Fox News Network has failed to win control over a domain name that is almost identical to one of its television station names because it did not register its trade marks early enough.

Fox News, the cable television news channel of Rupert Murdoch-controlled News Corporation, announced its intention to launch a business news channel on 8 February 2007.

On that same day Worldwide Directory Services (WDS) registered the domain name foxbusinessnetwork.com. But because Fox News did not register any trade marks for the term 'Fox business network' until 16th July that year it was not entitled to force the handover of the address.

The World Intellectual Property Organisation (WIPO) arbitrates in many disputes over domain names and can order their transfer if three conditions are met. The name must be identical or confusingly similar to a trade or service mark held by the person who wants to gain control of it, the person holding the domain name must have no rights in it, and the domain name must be registered and used in bad faith.

All three of these conditions must be met if a name is to be transferred, and Fox failed to meet the second.

Rupert Murdoch announced the long-rumoured creation of a business channel on 8th February 2007, and WDS registered the address that day. Fox did not register any trade marks in relation to it, though, until 22 February, and those marks were for Fox Business Channel. It took until 16th July for it to register three marks in relation to Fox Business Network.

Fox argued that the registration of the name was designed to create a likelihood of confusion from which WDS would benefit. It also said that WDS had contacted it and offered to sell the domain for $50,000.

WDS claimed that it had been publishing web pages using the term 'fox business network' since 2002, and that the 'fox' in question referred to its president's nickname, which it said was 'the British fox'.
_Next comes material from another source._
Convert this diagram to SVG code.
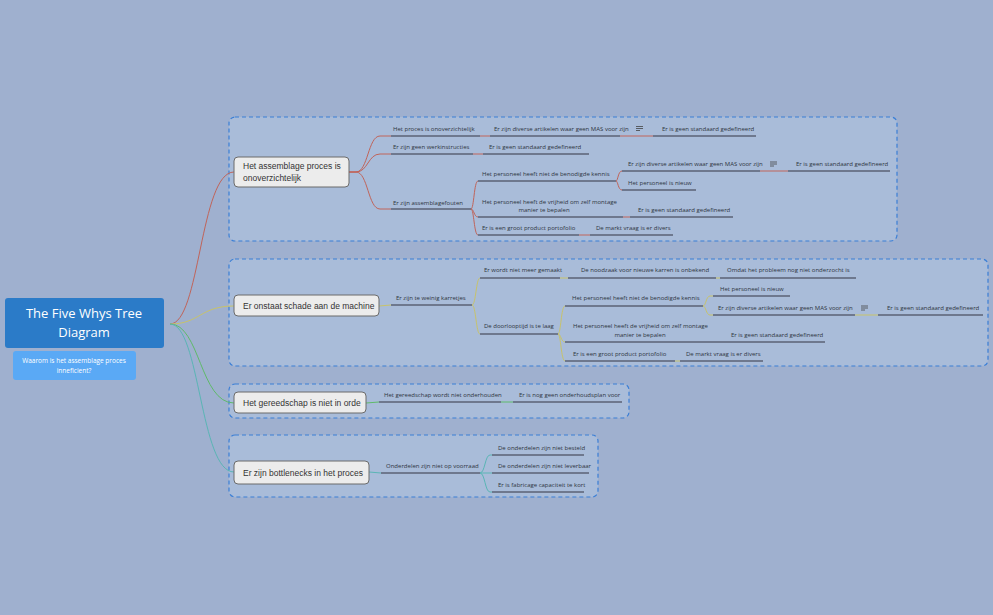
<svg xmlns="http://www.w3.org/2000/svg" width="993" height="615" viewBox="0 0 993 615">
<style>
text{font-family:"Open Sans","Liberation Sans",sans-serif;fill:#2e3440}
.s{font-size:6px}
.m{font-size:8.5px;fill:#333;font-family:"Liberation Sans",sans-serif}
.grp{fill:#a9bcd9;stroke:#3b7fd6;stroke-width:1.2;stroke-dasharray:4 3}
.node{fill:#ececec;stroke:#6b6b6b;stroke-width:1}
.u{stroke:#5b6274;stroke-width:1.3;fill:none}
.r{stroke:#c0645a;fill:none;stroke-width:1}
.y{stroke:#c8c36a;fill:none;stroke-width:1}
.g{stroke:#5fba6a;fill:none;stroke-width:1}
.t{stroke:#5ab5b5;fill:none;stroke-width:1}
.ic{stroke:#444;stroke-width:0.8}
</style>
<rect width="993" height="615" fill="#9fb0cf"/>
<g id="groups">
<rect class="grp" x="229" y="117" width="668" height="124" rx="6"/>
<rect class="grp" x="229" y="259" width="759" height="107" rx="6"/>
<rect class="grp" x="229" y="384" width="400" height="34" rx="6"/>
<rect class="grp" x="229" y="435" width="369" height="62" rx="6"/>
</g>
<g id="connectors">
<path class="r" d="M170 324 C200 324 200 172 234 172"/>
<path class="y" d="M170 324 C200 324 200 306 234 306"/>
<path class="g" d="M170 324 C200 324 200 403 234 403"/>
<path class="t" d="M170 324 C200 324 200 472 234 472"/>
<path class="r" d="M349 172 L356 172 C368 172 368 136 380 136 L391 136"/>
<path class="r" d="M349 172 L356 172 C368 172 368 154 380 154 L391 154"/>
<path class="r" d="M349 172 L356 172 C368 172 368 209 380 209 L391 209"/>
<path class="r" d="M480 136 L490 136 M620 136 L653 136 M473 154 L483 154"/>
<path class="r" d="M471 209 C474 209 474 181 478 181 M471 209 C474 209 474 217 478 217 M471 209 C474 209 474 235 478 235"/>
<path class="r" d="M616 181 C618 181 618 171 622 171 M616 181 C618 181 618 190 622 190 M760 171 L788 171 M623 217 L630 217 M579 235 L590 235"/>
<path class="y" d="M379 306 L391 305 M472 305 C476 305 476 278 480 278 M472 305 C476 305 476 334 480 334"/>
<path class="y" d="M560 278 L568 278 M716 278 L720 278"/>
<path class="y" d="M558 334 C561 334 561 306 565 306 M558 334 C561 334 561 342 565 342 M558 334 C561 334 561 361 565 361"/>
<path class="y" d="M703 306 C706 306 706 296 710 296 L713 296 M703 306 C706 306 706 315 710 315 L713 315 M855 315 L878 315 M675 361 L680 361"/>
<path class="g" d="M366 403 L379 402 M501 402 L513 402"/>
<path class="t" d="M369 472 L381 473 M480 473 C485 473 485 455 490 455 L492 455 M480 473 L492 473 M480 473 C485 473 485 492 490 492 L492 492"/>
</g>
<g id="root">
<rect x="5" y="298" width="159" height="50" rx="3" fill="#2b7bc8"/>
<text x="84" y="318" text-anchor="middle" style="font-size:13px;fill:#fff">The Five Whys Tree</text>
<text x="84" y="337" text-anchor="middle" style="font-size:13px;fill:#fff">Diagram</text>
</g>
<g id="note">
<rect x="13" y="351" width="123" height="29" rx="3" fill="#5aa9f5"/>
<text x="74" y="363" text-anchor="middle" style="font-size:6.5px;fill:#fff">Waarom is het assemblage proces</text>
<text x="74" y="373" text-anchor="middle" style="font-size:6.5px;fill:#fff">inneficient?</text>
</g>
<g id="n1">
<rect class="node" x="234" y="157" width="115" height="30" rx="4"/>
<text class="m" x="243" y="169">Het assemblage proces is</text>
<text class="m" x="243" y="181">onoverzichtelijk</text>
</g>
<g id="n2"><rect class="node" x="234" y="295" width="145" height="21" rx="4"/><text class="m" x="243" y="309">Er onstaat schade aan de machine</text></g>
<g id="n3"><rect class="node" x="234" y="392" width="132" height="21" rx="4"/><text class="m" x="243" y="406">Het gereedschap is niet in orde</text></g>
<g id="n4"><rect class="node" x="234" y="461" width="135" height="23" rx="4"/><text class="m" x="243" y="476">Er zijn bottlenecks in het proces</text></g>
<g id="g1topics">
<text class="s" x="393" y="131">Het proces is onoverzichtelijk</text><path class="u" d="M391 136 H480"/>
<text class="s" x="494" y="131">Er zijn diverse artikelen waar geen MAS voor zijn</text><path class="u" d="M490 136 H620"/>
<path class="ic" d="M636 126.5 H643 M636 128.5 H643 M636 130.5 H640"/>
<text class="s" x="662" y="131">Er is geen standaard gedefineerd</text><path class="u" d="M653 136 H756"/>
<text class="s" x="393" y="149">Er zijn geen werkinstructies</text><path class="u" d="M391 154 H473"/>
<text class="s" x="489" y="149">Er is geen standaard gedefineerd</text><path class="u" d="M483 154 H589"/>
<text class="s" x="393" y="205">Er zijn assemblagefouten</text><path class="u" d="M391 209 H471"/>
<text class="s" x="482" y="176">Het personeel heeft niet de benodigde kennis</text><path class="u" d="M478 181 H616"/>
<text class="s" x="628" y="166">Er zijn diverse artikelen waar geen MAS voor zijn</text><path class="u" d="M622 171 H760"/>
<path class="ic" d="M770 162 H777 M770 164 H777 M770 166 H774"/>
<text class="s" x="796" y="166">Er is geen standaard gedefineerd</text><path class="u" d="M788 171 H890"/>
<text class="s" x="628" y="185">Het personeel is nieuw</text><path class="u" d="M622 190 H696"/>
<text class="s" x="482" y="204">Het personeel heeft de vrijheid om zelf montage</text>
<text class="s" x="544" y="212" text-anchor="middle">manier te bepalen</text><path class="u" d="M478 217 H623"/>
<text class="s" x="638" y="212">Er is geen standaard gedefineerd</text><path class="u" d="M630 217 H733"/>
<text class="s" x="482" y="230">Er is een groot product portofolio</text><path class="u" d="M478 235 H579"/>
<text class="s" x="596" y="230">De markt vraag is er divers</text><path class="u" d="M590 235 H673"/>
</g>
<g id="g2topics">
<text class="s" x="396" y="300">Er zijn te weinig karretjes</text><path class="u" d="M391 305 H472"/>
<text class="s" x="484" y="272">Er wordt niet meer gemaakt</text><path class="u" d="M480 278 H560"/>
<text class="s" x="581" y="272">De noodzaak voor nieuwe karren is onbekend</text><path class="u" d="M568 278 H716"/>
<text class="s" x="727" y="272">Omdat het probleem nog niet onderzocht is</text><path class="u" d="M720 278 H856"/>
<text class="s" x="484" y="328">De doorlooptijd is te laag</text><path class="u" d="M480 334 H558"/>
<text class="s" x="572" y="300">Het personeel heeft niet de benodigde kennis</text><path class="u" d="M565 306 H703"/>
<text class="s" x="720" y="291">Het personeel is nieuw</text><path class="u" d="M713 296 H790"/>
<text class="s" x="718" y="310">Er zijn diverse artikelen waar geen MAS voor zijn</text><path class="u" d="M713 315 H855"/>
<path class="ic" d="M861 306 H868 M861 308 H868 M861 310 H865"/>
<text class="s" x="887" y="310">Er is geen standaard gedefineerd</text><path class="u" d="M878 315 H983"/>
<text class="s" x="573" y="328">Het personeel heeft de vrijheid om zelf montage</text>
<text class="s" x="640" y="337" text-anchor="middle">manier te bepalen</text><path class="u" d="M565 342 H723"/>
<text class="s" x="731" y="337">Er is geen standaard gedefineerd</text><path class="u" d="M723 342 H825"/>
<text class="s" x="573" y="356">Er is een groot product portofolio</text><path class="u" d="M565 361 H675"/>
<text class="s" x="686" y="356">De markt vraag is er divers</text><path class="u" d="M680 361 H763"/>
</g>
<g id="g3topics">
<text class="s" x="384" y="397">Het gereedschap wordt niet onderhouden</text><path class="u" d="M379 402 H501"/>
<text class="s" x="519" y="397">Er is nog geen onderhoudsplan voor</text><path class="u" d="M513 402 H622"/>
</g>
<g id="g4topics">
<text class="s" x="386" y="468">Onderdelen zijn niet op voorraad</text><path class="u" d="M381 473 H480"/>
<text class="s" x="498" y="450">De onderdelen zijn niet besteld</text><path class="u" d="M492 455 H584"/>
<text class="s" x="498" y="468">De onderdelen zijn niet leverbaar</text><path class="u" d="M492 473 H589"/>
<text class="s" x="498" y="487">Er is fabricage capaciteit te kort</text><path class="u" d="M492 492 H584"/>
</g>
</svg>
WDS said that it did not know until August 2007 of Fox's intention to create a business channel. It said that it had approached Fox about the domain name in order to "discuss strategies to avoid confusion or infringement," according to its submission to the WIPO arbitrator. "As part of that conversation, [WDS] revealed that the cost to develop its Fox Business Network had been $50,000. [WDS] did not intend to use [Fox's] 'fox' mark to attract internet users for commercial gain."

The arbitration panel said that it could not rule that WDS had acted improperly in its registration of the address.

"[Fox] infers from the timing of the Domain Name registration and [WDS]'s subsequent telephone call in August 2007, that [it] registered the Domain Name not in furtherance of a legitimate business activity but only because the Domain Name might be confused with [Fox]'s proposed business channel," said the ruling. "While [WDS]'s hasty domain name registration after the …announcement in February 2007 is suspicious (and not adequately explained by [it]), this action might just as well be attributed to an effort to protect a name, 'Fox Business Network,' that [WDS] had been using before [Fox] announced its own intentions to use a similar name (“Fox Business Channel”)."

The arbitration panel did say, though, that since it cannot call witnesses or force the discovery of evidence a WIPO hearing is not the best place to settle disputes such as that over the telephone call in which Fox said WDS asked for $50,000 for the domain name. It said that a court would be a better location for that dispute.

It said that on the evidence presented to it, it found "sufficient plausible evidence" that WDS did actually use the name 'fox business network' in business, and that therefore the domain should stay with it.